I’d like to continue these random thoughts but I really need to go call Jameson so I can PLAY MORE ROCK BAND!



Anonymous said...


I, too, taught myself how to play guitar...and I did most of my learning between the hours of 12am and 8am in the basement of a dorm at Miami University. I was, in one word, ADDICTED. I forfeited sleep for guitar and would, at times, allow my head to hit my desk at my 8am classes. After one year of practice, I was probably as good as someone who had been playing for five years. I've been playing for 8 years now, and haven't improved much since that first year.

Over New Year's, I had the opportunity to play guitar hero for the first time. It was the most foreign concept, ever. I just couldn't wrap my head around it. It was so different from that which I have practiced for so long, that I couldn't even get through Cream's "Sunshine of Your Love." Girls were laughing at me. It was humiliating.

I then proceeded to the other room, grabbed my Taylor, and played "Babe I'm Gonna Leave You" like I wrote it. Of course...that was after we tapped the third keg, and I may have played "Freebird" that night like I wrote it too. No one really remembers.
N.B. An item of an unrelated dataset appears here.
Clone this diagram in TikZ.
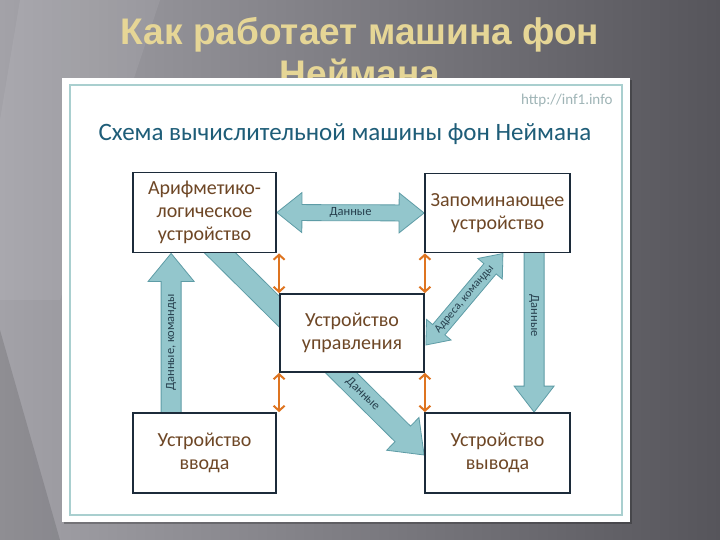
\documentclass[tikz,border=0pt]{standalone}
\usepackage{fontspec}
\setmainfont{Carlito}
\newfontfamily\titlefont{Liberation Sans}
\usetikzlibrary{arrows.meta,calc}
\definecolor{bgL}{HTML}{A3A2A8}
\definecolor{bgR}{HTML}{56555B}
\definecolor{titleC}{HTML}{E6D696}
\definecolor{subC}{HTML}{1E5D78}
\definecolor{boxC}{HTML}{1C2B3A}
\definecolor{txtC}{HTML}{6E4726}
\definecolor{arrF}{HTML}{93C6CC}
\definecolor{arrD}{HTML}{5E9CA6}
\definecolor{orC}{HTML}{DE7420}
\definecolor{lblC}{HTML}{27404E}
\definecolor{frameC}{HTML}{A9CFCF}
\definecolor{urlC}{HTML}{9FB4B6}
\tikzset{
  devbox/.style={draw=boxC, line width=1.8pt, fill=white, text=txtC, align=center,
    font=\fontsize{20}{23}\selectfont, inner sep=0pt},
  fatarr/.style={fill=arrF, draw=arrD, line width=0.8pt, line join=miter},
  orng/.style={draw=orC, line width=2.2pt,
    {Straight Barb[length=5pt,width=11pt,line width=2pt]}-{Straight Barb[length=5pt,width=11pt,line width=2pt]}},
  lbl/.style={text=lblC, font=\fontsize{12.5}{14}\selectfont, inner sep=0pt}
}
\newcommand\FatArrow[6]{%
  \path let \p1=(#1), \p2=(#2), \n1={atan2(\y2-\y1,\x2-\x1)}, \n2={veclen(\x2-\x1,\y2-\y1)} in
    \pgfextra{\xdef\FAang{\n1}\xdef\FAlen{\n2}\xdef\FAx{\x1}\xdef\FAy{\y1}};
  \begin{scope}[shift={(\FAx,\FAy)}, rotate=\FAang]
    \ifnum#6=1
      \draw[fatarr] (0pt,0pt) -- (#5,#4) -- (#5,#3) -- ({\FAlen-#5},#3) -- ({\FAlen-#5},#4)
        -- (\FAlen,0pt) -- ({\FAlen-#5},-#4) -- ({\FAlen-#5},-#3) -- (#5,-#3) -- (#5,-#4) -- cycle;
    \else
      \draw[fatarr] (0pt,-#3) -- ({\FAlen-#5},-#3) -- ({\FAlen-#5},-#4) -- (\FAlen,0pt)
        -- ({\FAlen-#5},#4) -- ({\FAlen-#5},#3) -- (0pt,#3) -- cycle;
    \fi
  \end{scope}}
\begin{document}
\begin{tikzpicture}[x=1pt,y=-1pt]
\useasboundingbox (0,0) rectangle (720,540);
% background
\shade[left color=bgL, right color=bgR] (0,0) rectangle (720,540);
\shade[top color=black, bottom color=black, middle color=black, opacity=0] (0,0) rectangle (1,1);
\fill[black, opacity=0.12] (0,330) -- (60,540) -- (0,540) -- cycle;
\fill[white, opacity=0.07] (20,0) -- (160,0) -- (60,300) -- (0,300) -- (0,120) -- cycle;
% title
\node[font=\titlefont\bfseries\fontsize{37}{42}\selectfont, text=titleC, align=center] (title) at (360,52) {Как работает машина фон\\Неймана};
% panel
\fill[black, opacity=0.25] (64,80) rectangle (632,524);
\fill[white] (62,78) rectangle (630,522);
\draw[frameC, line width=1.5pt] (70,85) rectangle (622,515);
\node[text=urlC, font=\fontsize{15}{17}\selectfont, anchor=east] (url) at (616,101) {http://inf1.info};
\node[text=subC, font=\fontsize{25}{28}\selectfont, anchor=west] (sub) at (95,134) {Схема вычислительной машины фон Неймана};
% node placement (invisible first for coordinates)
\path node[devbox, minimum width=143pt, minimum height=80pt, draw=none, fill=none] (alu) at (204.5,212.5) {}
      node[devbox, minimum width=145pt, minimum height=79pt, draw=none, fill=none] (mem) at (497.5,213) {}
      node[devbox, minimum width=144pt, minimum height=78pt, draw=none, fill=none] (ctrl) at (352,333) {}
      node[devbox, minimum width=143pt, minimum height=80pt, draw=none, fill=none] (inp) at (204.5,453) {}
      node[devbox, minimum width=145pt, minimum height=80pt, draw=none, fill=none] (out) at (497.5,453) {};
\coordinate (upA) at ($(inp.north west)+(39,6)$);
\coordinate (upB) at ($(alu.south west)+(39,0)$);
\coordinate (dnA) at ($(mem.south west)+(110,-2)$);
\coordinate (dnB) at ($(out.north west)+(110,0)$);
\coordinate (dgA) at ($(alu.center)+(0.5,25.5)$);
\coordinate (dgB) at ($(out.west)+(0,2)$);
\coordinate (mcA) at ($(ctrl.east)+(1,12)$);
\coordinate (mcB) at ($(mem.south)+(5.5,0)$);
% fat arrows
\FatArrow{alu.east}{mem.west}{8pt}{20pt}{25pt}{1}
\FatArrow{upA}{upB}{10pt}{23pt}{28pt}{0}
\FatArrow{dnA}{dnB}{10pt}{20pt}{26pt}{0}
\FatArrow{dgA}{dgB}{11pt}{23pt}{30pt}{0}
\FatArrow{mcA}{mcB}{8pt}{16pt}{20pt}{1}
% boxes
\node[devbox, minimum width=143pt, minimum height=80pt] at (alu) {Арифметико-\\логическое\\устройство};
\node[devbox, minimum width=145pt, minimum height=79pt] at (mem) {Запоминающее\\устройство};
\node[devbox, minimum width=144pt, minimum height=78pt] at (ctrl) {Устройство\\управления};
\node[devbox, minimum width=143pt, minimum height=80pt] at (inp) {Устройство\\ввода};
\node[devbox, minimum width=145pt, minimum height=80pt] at (out) {Устройство\\вывода};
% labels
\path (alu.east) -- node[lbl] {Данные} (mem.west);
\path (upA) -- node[lbl, pos=0.46, rotate=90] {Данные, команды} (upB);
\path (dnA) -- node[lbl, pos=0.4, rotate=-90] {Данные} (dnB);
\path (dgA) -- node[lbl, pos=0.72, sloped] {Данные} (dgB);
\path (mcA) -- node[lbl, pos=0.5, sloped, font=\fontsize{11.5}{13}\selectfont] {Адреса, команды} (mcB);
% orange arrows
\draw[orng] (ctrl.north west) -- (ctrl.north west |- alu.south);
\draw[orng] (ctrl.north east) -- (ctrl.north east |- mem.south);
\draw[orng] (ctrl.south west) -- (ctrl.south west |- inp.north);
\draw[orng] (ctrl.south east) -- (ctrl.south east |- out.north);
\end{tikzpicture}
\end{document}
My point? Not really sure what it was. But I'm not playing that game again.

Luke said...

The game is a slippery slope, but I'm glad to hear you redeemed your honor with a little zeppelin (and possibly skynard)... even more impressive is that three kegs were involved.

Jameson said...

While I can see the point here (and think it'd be a travesty if the likes of Greenwood or McCartney traded in the real thing for the video game), I think that individuals like the aforementioned are too creative/driven to be satisfied with what a videogame (like Rock Band) can offer them. I mean, Greenwood's ambition is practically stifled already by the constraints of a standard guitar...I would hardly see him stopping once he masterd Rock Band's 100 tracks on "hard". Not trying to be a dick...just saying that I don't think we will see any reduction in the quality of guitar playing in the coming years as a result of these two videogames. Interesting conversation though...

Luke said...

Completely valid statement there, jaymo. Usually those who go far in music are driven by more than just a passing fancy with wanting to learn an instrument, it's a deep, inner longing to do something original and massive.

Still, though, I cling to my theory on the basis that if you put a dam of Rock Band on the river of musicians there will only remain a small trickle of brilliance which will light all of our homes and possibly one day explode, flooding a small sheep-herding village below it.